◆ Work to do ◆
For the entries below, copy exactly the line that contains "What Apache ECharts" through the line that contains "var chart = echarts.init(document.getElementById('chart'))", both ends included, and exclude all pictures.

◆ Data supplied ◆
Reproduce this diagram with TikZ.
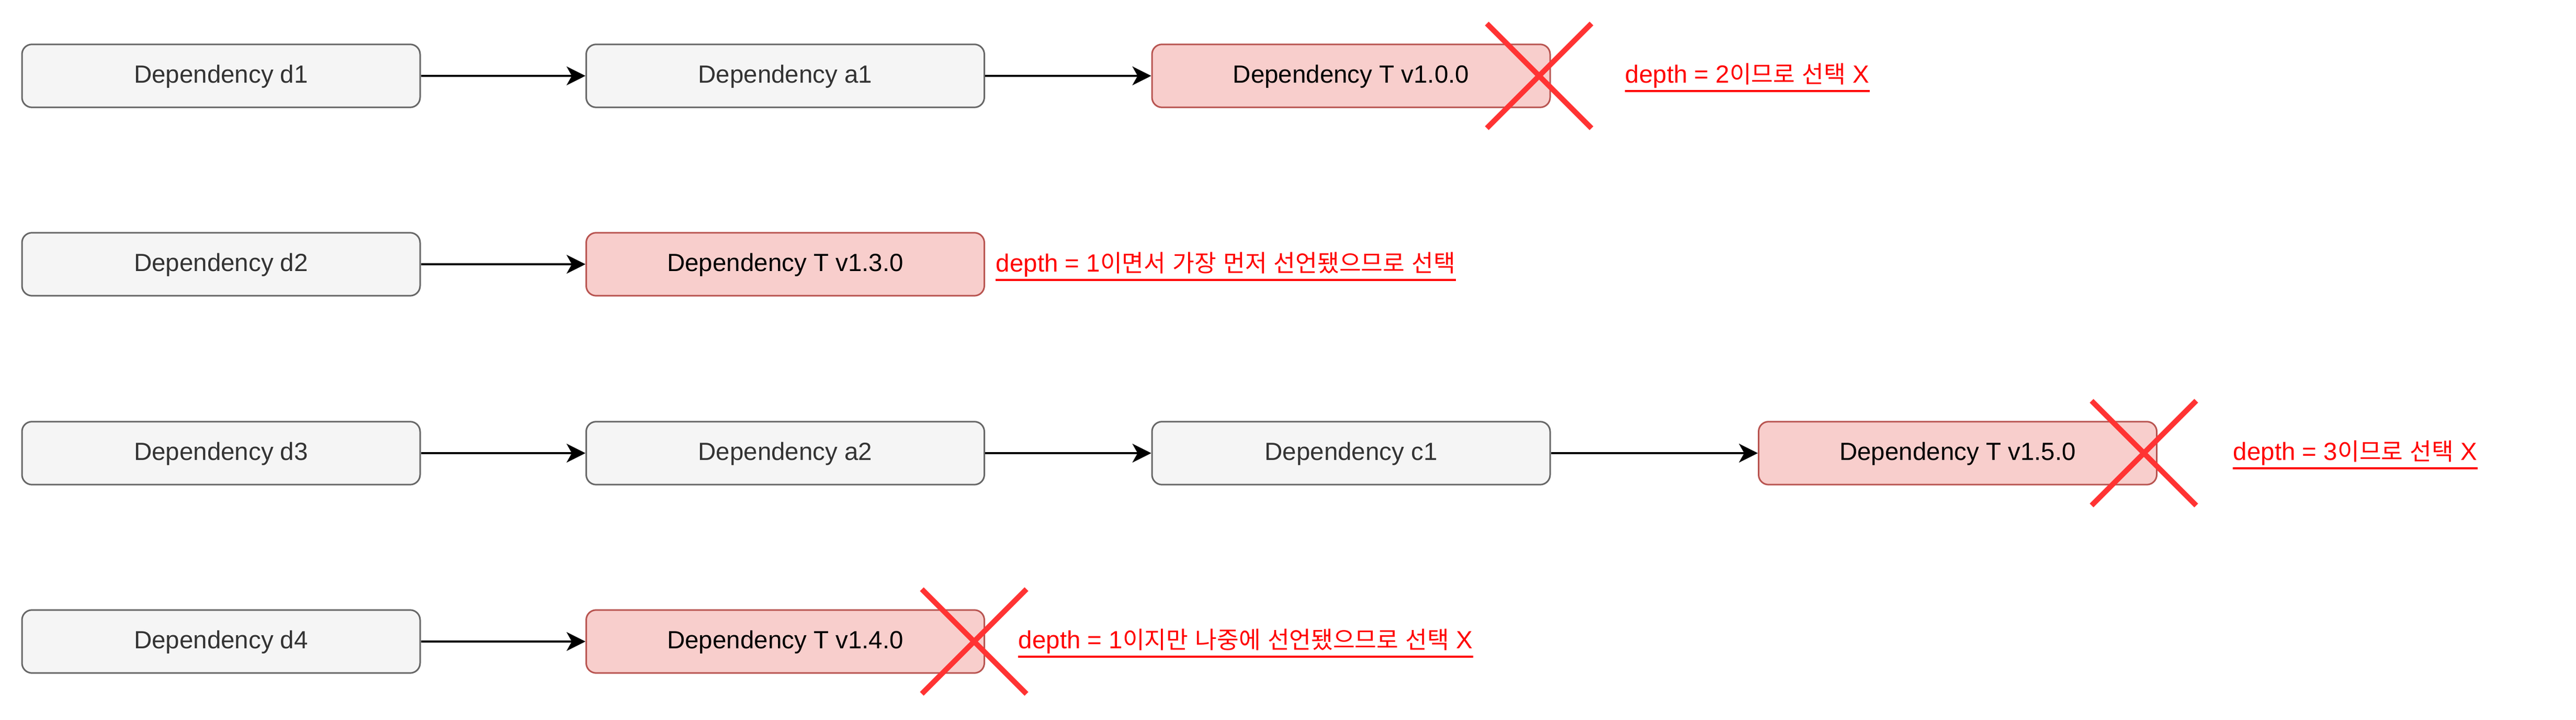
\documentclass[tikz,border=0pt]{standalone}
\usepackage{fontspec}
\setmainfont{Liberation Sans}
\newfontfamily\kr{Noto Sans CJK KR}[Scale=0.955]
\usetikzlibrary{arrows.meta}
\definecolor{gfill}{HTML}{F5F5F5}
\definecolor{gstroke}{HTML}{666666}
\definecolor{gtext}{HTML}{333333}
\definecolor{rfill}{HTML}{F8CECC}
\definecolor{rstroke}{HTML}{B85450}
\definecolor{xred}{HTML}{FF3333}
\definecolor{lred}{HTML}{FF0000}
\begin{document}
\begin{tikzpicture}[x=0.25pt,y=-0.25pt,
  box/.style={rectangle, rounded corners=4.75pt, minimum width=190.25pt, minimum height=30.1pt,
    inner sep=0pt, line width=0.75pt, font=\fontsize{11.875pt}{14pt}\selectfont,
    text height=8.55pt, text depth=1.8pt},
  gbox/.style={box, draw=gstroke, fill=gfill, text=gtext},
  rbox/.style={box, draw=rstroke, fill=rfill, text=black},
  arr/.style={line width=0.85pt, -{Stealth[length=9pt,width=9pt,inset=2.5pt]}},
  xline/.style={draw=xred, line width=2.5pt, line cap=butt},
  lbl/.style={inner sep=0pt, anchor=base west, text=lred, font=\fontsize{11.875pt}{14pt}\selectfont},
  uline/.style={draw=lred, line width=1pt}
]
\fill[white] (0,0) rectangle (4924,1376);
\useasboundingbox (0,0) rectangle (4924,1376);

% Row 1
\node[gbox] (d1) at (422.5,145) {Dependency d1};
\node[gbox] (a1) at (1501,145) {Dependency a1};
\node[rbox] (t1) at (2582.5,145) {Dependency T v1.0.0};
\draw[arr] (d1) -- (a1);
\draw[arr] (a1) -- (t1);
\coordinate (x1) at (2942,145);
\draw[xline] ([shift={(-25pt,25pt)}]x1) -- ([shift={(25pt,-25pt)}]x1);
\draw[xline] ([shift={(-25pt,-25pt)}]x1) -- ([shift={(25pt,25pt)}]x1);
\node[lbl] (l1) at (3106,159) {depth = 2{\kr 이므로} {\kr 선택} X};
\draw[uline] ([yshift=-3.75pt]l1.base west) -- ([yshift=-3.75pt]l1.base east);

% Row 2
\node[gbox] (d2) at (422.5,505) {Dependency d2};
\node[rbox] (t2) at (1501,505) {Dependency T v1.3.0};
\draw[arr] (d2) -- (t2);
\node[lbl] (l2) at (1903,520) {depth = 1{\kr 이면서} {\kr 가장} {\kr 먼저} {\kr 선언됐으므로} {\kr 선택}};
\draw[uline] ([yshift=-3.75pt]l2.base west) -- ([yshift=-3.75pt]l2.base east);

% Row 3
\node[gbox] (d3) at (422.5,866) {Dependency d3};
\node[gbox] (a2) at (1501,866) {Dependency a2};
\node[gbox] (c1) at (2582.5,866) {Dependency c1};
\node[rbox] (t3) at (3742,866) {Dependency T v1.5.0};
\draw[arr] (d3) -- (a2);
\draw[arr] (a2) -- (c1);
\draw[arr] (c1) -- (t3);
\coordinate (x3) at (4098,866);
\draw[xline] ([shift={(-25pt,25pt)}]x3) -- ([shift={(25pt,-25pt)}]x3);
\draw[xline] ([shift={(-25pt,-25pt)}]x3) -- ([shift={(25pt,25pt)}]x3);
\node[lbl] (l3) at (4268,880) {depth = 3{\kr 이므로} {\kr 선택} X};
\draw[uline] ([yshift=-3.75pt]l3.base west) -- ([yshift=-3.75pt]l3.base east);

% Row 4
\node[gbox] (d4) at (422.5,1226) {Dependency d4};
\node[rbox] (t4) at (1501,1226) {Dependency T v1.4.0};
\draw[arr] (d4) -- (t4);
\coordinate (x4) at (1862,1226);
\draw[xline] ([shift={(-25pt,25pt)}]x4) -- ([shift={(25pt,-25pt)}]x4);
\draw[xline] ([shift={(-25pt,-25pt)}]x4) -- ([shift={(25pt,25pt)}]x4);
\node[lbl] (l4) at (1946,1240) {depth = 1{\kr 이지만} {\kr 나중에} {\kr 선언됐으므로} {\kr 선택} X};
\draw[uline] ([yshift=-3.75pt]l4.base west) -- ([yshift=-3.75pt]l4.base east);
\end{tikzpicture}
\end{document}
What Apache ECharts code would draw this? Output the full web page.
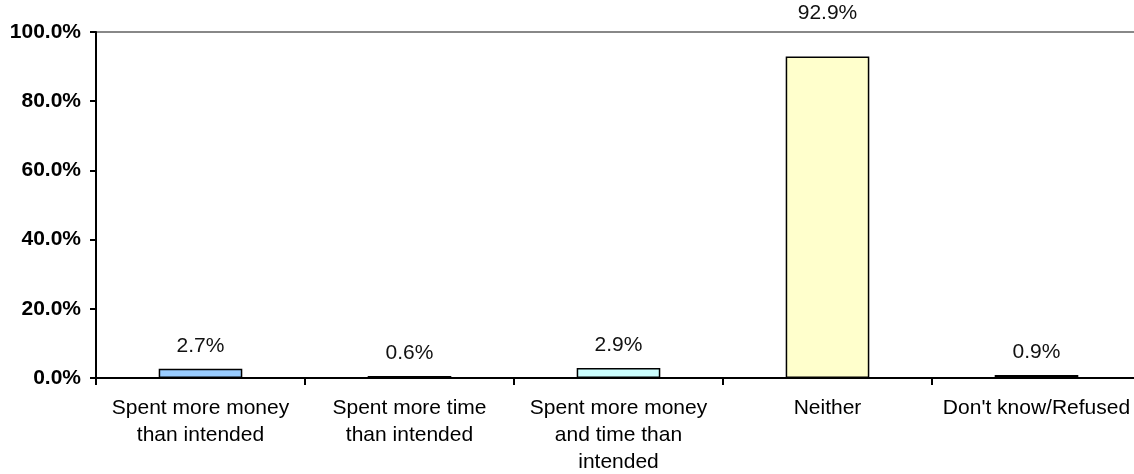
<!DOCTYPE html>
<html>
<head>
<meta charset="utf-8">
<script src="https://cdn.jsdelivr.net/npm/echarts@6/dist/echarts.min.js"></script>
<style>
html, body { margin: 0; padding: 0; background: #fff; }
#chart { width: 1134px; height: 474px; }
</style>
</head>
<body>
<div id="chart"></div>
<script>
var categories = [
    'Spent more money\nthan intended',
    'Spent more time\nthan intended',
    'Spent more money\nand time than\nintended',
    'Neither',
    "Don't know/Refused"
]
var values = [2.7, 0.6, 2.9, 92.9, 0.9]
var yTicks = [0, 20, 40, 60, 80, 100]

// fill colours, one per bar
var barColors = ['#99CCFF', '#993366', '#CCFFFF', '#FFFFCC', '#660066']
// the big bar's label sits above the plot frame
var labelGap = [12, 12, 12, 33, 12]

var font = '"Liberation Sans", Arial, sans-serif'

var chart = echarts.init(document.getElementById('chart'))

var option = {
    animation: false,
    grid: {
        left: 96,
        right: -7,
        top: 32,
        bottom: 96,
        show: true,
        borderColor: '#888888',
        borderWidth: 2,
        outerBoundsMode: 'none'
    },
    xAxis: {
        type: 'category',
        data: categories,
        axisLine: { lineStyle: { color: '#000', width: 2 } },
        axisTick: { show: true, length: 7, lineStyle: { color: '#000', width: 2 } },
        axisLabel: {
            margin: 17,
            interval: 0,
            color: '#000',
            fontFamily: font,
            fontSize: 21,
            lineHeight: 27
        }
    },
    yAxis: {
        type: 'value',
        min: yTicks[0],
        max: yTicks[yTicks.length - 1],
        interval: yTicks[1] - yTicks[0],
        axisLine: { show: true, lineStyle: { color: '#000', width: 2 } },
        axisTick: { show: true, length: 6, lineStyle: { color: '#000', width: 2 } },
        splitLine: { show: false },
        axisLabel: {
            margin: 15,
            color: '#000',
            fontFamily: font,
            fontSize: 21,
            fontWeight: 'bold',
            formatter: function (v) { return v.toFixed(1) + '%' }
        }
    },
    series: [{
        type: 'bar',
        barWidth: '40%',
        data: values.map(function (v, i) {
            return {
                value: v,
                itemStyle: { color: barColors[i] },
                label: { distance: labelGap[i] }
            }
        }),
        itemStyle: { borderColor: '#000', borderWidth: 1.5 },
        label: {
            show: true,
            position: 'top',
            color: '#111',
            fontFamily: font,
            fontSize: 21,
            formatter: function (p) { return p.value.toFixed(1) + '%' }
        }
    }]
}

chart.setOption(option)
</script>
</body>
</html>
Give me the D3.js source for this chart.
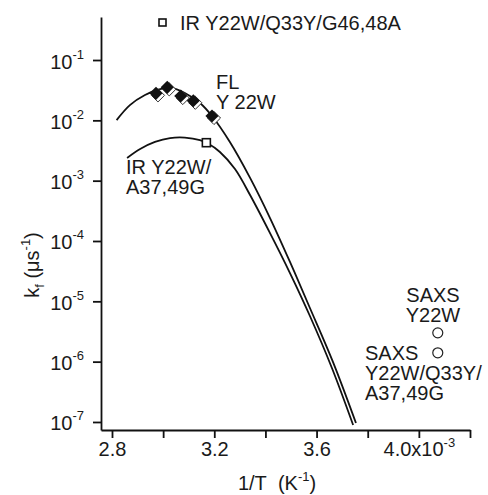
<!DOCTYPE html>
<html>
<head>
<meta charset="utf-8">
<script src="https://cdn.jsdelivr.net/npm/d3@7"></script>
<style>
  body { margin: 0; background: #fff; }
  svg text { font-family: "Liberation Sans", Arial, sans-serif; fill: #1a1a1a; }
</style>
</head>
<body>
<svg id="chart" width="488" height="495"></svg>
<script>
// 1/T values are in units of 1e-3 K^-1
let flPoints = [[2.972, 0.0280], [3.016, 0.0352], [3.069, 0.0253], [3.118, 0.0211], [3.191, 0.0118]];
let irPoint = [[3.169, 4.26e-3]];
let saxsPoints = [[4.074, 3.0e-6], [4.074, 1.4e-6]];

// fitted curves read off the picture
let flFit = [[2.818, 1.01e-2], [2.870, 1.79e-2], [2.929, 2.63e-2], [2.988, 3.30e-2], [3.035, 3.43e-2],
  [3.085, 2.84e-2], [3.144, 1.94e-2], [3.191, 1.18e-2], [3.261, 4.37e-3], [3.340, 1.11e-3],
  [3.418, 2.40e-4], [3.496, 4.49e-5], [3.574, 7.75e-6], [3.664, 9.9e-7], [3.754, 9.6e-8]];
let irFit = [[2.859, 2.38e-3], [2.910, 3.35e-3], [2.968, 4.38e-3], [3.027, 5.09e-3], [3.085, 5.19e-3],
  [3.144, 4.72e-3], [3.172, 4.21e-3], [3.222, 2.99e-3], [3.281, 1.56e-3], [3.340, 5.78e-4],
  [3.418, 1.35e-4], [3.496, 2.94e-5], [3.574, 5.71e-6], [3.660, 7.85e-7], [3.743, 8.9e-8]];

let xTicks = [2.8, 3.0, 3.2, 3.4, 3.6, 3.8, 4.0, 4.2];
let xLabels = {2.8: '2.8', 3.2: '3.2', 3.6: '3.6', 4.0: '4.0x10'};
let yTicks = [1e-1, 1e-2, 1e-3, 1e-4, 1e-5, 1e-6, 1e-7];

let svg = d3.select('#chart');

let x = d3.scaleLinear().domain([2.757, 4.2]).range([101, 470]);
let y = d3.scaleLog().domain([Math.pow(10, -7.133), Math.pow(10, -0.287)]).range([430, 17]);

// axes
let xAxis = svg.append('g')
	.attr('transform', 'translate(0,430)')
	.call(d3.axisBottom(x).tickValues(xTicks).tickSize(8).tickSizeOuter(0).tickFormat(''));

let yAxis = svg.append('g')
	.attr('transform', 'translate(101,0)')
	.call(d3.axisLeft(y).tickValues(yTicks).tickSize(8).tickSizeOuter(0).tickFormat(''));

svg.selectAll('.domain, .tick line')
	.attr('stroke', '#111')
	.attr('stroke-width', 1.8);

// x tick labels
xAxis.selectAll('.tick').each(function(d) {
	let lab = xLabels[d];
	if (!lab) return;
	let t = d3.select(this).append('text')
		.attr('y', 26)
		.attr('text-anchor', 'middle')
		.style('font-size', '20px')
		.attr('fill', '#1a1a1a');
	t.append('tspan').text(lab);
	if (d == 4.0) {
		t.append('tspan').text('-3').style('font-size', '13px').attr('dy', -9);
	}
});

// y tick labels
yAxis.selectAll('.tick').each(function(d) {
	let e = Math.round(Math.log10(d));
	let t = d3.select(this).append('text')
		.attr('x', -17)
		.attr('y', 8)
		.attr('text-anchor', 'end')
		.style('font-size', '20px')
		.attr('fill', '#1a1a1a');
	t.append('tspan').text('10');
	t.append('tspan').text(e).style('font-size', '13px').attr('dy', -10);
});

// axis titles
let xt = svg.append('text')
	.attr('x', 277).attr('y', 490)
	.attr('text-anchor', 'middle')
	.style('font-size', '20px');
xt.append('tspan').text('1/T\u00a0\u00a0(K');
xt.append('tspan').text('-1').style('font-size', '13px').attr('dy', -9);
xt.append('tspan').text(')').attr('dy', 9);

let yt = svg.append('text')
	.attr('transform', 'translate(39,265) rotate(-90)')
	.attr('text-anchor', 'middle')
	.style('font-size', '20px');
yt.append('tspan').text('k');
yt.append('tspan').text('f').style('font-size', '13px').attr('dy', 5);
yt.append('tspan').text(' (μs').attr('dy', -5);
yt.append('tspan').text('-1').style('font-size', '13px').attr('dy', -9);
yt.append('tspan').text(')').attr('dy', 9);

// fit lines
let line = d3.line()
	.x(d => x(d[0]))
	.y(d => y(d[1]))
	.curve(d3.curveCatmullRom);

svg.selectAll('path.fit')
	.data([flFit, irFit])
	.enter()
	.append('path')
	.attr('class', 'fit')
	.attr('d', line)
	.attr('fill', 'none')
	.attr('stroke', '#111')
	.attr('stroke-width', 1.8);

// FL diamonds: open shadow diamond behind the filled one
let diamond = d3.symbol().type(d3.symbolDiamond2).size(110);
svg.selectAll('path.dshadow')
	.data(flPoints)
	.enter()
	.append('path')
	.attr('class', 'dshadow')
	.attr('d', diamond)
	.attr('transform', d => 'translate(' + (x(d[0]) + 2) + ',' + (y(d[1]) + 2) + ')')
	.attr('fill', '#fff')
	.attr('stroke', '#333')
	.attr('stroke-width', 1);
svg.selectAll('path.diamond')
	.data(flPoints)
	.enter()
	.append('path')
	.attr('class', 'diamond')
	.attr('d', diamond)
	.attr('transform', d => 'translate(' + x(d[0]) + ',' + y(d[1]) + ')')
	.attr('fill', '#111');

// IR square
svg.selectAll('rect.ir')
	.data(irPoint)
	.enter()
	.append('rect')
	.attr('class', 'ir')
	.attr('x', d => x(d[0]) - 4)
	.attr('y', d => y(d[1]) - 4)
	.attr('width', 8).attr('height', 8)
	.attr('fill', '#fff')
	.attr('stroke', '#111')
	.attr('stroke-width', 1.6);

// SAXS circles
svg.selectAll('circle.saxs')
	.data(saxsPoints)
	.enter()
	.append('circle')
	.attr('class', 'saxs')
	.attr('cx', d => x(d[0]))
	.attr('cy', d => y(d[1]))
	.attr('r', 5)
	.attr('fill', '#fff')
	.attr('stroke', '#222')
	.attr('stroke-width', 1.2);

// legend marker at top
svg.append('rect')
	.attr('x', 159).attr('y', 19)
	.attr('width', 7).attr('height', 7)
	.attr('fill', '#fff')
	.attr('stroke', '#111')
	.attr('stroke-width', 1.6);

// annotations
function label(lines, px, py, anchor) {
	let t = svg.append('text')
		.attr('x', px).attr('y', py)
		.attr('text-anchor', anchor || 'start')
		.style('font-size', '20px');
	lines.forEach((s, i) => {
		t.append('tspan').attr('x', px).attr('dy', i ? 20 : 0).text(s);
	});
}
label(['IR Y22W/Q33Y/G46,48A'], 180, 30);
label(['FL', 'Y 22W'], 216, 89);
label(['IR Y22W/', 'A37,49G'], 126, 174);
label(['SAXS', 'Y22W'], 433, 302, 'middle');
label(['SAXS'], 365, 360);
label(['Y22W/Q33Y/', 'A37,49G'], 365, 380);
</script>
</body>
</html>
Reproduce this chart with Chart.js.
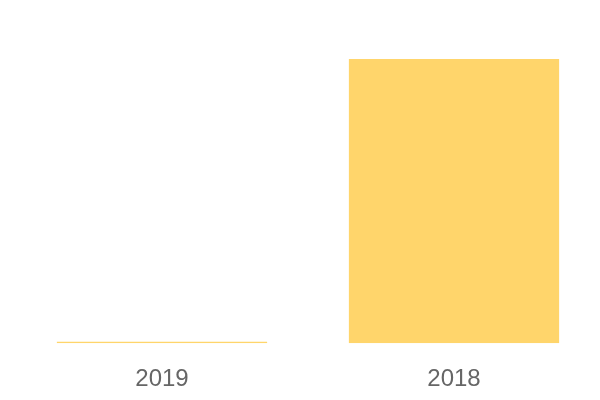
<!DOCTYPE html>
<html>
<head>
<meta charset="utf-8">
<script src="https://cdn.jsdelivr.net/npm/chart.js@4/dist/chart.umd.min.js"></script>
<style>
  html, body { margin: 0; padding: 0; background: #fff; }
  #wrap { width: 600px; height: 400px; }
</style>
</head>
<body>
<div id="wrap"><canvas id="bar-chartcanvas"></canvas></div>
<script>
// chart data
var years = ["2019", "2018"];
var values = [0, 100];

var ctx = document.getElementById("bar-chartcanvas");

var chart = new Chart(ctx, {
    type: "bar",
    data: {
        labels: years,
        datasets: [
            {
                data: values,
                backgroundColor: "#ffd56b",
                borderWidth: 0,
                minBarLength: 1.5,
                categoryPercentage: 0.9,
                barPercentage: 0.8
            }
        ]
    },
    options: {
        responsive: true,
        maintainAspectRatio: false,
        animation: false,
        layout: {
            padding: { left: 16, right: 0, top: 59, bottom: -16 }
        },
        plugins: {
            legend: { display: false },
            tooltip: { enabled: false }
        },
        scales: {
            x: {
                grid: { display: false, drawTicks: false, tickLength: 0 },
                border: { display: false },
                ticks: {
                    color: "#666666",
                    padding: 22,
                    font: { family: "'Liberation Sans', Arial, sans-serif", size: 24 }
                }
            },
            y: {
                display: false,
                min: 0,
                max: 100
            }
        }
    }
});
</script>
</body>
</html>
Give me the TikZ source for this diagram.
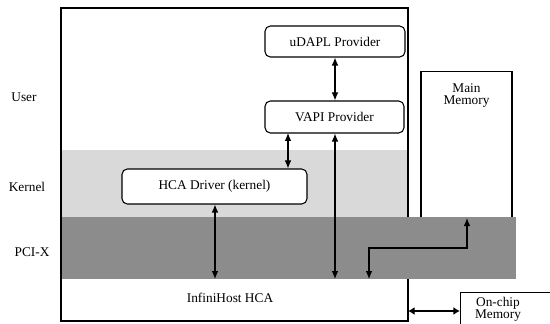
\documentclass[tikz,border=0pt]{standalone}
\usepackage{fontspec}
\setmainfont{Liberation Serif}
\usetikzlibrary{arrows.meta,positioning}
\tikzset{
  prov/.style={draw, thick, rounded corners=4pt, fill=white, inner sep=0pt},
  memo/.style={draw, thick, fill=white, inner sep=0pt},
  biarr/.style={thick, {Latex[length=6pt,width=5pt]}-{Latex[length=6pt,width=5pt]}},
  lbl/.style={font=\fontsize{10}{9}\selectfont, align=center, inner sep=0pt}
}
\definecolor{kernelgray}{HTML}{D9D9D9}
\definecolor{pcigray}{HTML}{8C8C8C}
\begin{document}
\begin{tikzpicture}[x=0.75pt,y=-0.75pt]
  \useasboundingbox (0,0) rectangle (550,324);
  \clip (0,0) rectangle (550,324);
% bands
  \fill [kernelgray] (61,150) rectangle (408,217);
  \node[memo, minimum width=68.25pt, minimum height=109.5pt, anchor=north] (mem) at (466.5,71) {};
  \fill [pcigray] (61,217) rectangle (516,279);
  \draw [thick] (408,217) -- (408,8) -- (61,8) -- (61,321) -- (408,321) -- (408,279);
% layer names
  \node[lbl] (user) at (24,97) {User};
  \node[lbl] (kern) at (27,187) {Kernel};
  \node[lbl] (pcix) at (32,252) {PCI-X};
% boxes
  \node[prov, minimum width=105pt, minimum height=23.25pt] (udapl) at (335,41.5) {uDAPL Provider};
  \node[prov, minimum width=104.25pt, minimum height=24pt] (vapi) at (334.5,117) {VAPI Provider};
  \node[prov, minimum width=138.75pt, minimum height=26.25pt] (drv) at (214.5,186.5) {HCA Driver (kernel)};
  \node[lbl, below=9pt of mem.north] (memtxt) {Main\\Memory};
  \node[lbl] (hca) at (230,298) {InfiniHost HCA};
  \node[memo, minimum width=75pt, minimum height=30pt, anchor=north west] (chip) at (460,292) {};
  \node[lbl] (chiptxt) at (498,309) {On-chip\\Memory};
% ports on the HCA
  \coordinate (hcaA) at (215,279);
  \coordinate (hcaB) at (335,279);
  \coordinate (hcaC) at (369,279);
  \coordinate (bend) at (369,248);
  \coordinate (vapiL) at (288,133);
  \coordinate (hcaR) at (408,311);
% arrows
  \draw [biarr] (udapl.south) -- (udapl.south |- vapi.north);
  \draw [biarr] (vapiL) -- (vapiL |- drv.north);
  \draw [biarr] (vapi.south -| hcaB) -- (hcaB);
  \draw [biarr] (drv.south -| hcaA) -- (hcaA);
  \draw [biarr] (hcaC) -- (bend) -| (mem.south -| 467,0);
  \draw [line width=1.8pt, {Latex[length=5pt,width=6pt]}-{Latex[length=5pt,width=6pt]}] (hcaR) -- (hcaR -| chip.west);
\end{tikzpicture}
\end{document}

◆ Output ◆
What Apache ECharts code would draw this? Output the full web page.
<!DOCTYPE html>
<html>
<head>
<meta charset="utf-8">
<script src="https://cdn.jsdelivr.net/npm/echarts@6/dist/echarts.min.js"></script>
<style>
html, body { margin: 0; padding: 0; background: #fff; }
#chart { width: 1134px; height: 474px; }
</style>
</head>
<body>
<div id="chart"></div>
<script>
var categories = [
    'Spent more money\nthan intended',
    'Spent more time\nthan intended',
    'Spent more money\nand time than\nintended',
    'Neither',
    "Don't know/Refused"
]
var values = [2.7, 0.6, 2.9, 92.9, 0.9]
var yTicks = [0, 20, 40, 60, 80, 100]

// fill colours, one per bar
var barColors = ['#99CCFF', '#993366', '#CCFFFF', '#FFFFCC', '#660066']
// the big bar's label sits above the plot frame
var labelGap = [12, 12, 12, 33, 12]

var font = '"Liberation Sans", Arial, sans-serif'

var chart = echarts.init(document.getElementById('chart'))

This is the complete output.